Pocas veces resplandeció tanto la comarca como el día en que Amalia Simoni develó la escultura, construida por suscripción popular. Ese día todas las iglesias sonaron campanas a la misma hora y después del toque de atención emitido por Juan Antonio Avilés (corneta de órdenes del propio Ignacio) comenzó el tributo, que la ciudad íntegra, rindió a su hijo.

Engalanan la plaza cuatro palmas reales, sembradas en 1853, que simbolizan a los patriotas camagüeyanos Fernando de Zayas, Miguel Benavides, Tomás Betancourt y Joaquín de Agüero, fusilados el 12 de agosto de 1851 como consecuencia de su levantamiento en armas contra las tropas hispanas. Cada palma, al morir, debe ser remplazada por un ejemplar joven. Símbolo también de la nación próspera y del relevo forjado.

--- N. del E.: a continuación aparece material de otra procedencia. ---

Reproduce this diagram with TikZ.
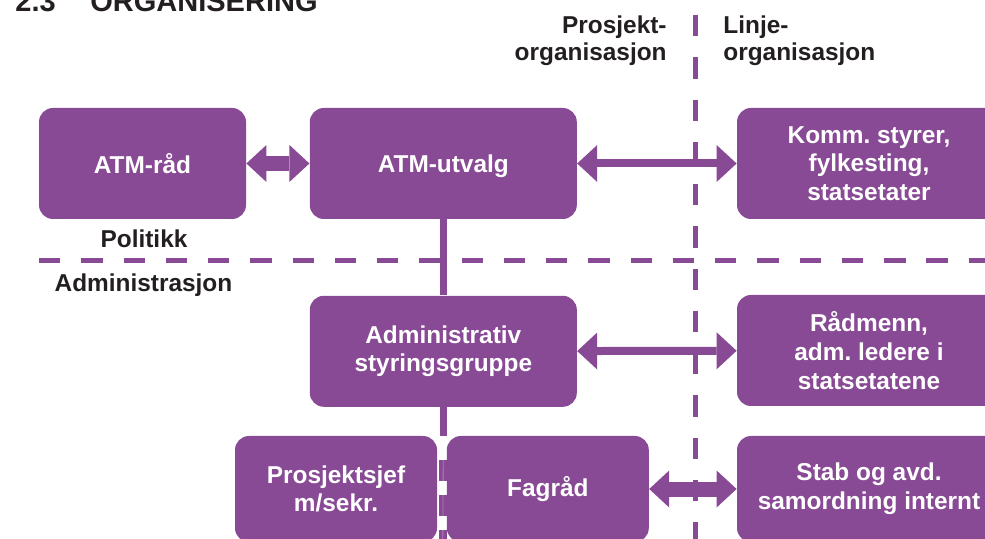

De historia en historia creció esa plaza y hoy es lugar obligado para cubanos y extranjeros. Anécdotas de enfrentamientos al guarda jurado que custodiaba el entorno, de pregoneros de los mejores tamales de Puerto Príncipe, de enamorados, del hombre que aún hoy fuma el tabaco más largo, de noches bohemias, se tejen en torno al parque que, por fortuna, recibe ahora un avispero diario de pioneros con pañoletas, de jóvenes leyendo, y de gente común que disfruta admirar una de las estatuas ecuestres más hermosas de Cuba.

El alma se ennoblece cuando al caer la tarde se ve a los niños tirando tiros con fusiles invisibles, pidiéndole un peso a mamá para comprar maní, o cuando a la sombra de Agramonte una muchacha estremece por el maravilloso sonido de su violín, mientras dos monjas descorren las puertas de la catedral porque en breve comenzará la misa y el Arzobispo hablará en nombre de Dios y bendecirá a los nuestros. Justo allí, El Mayor renace.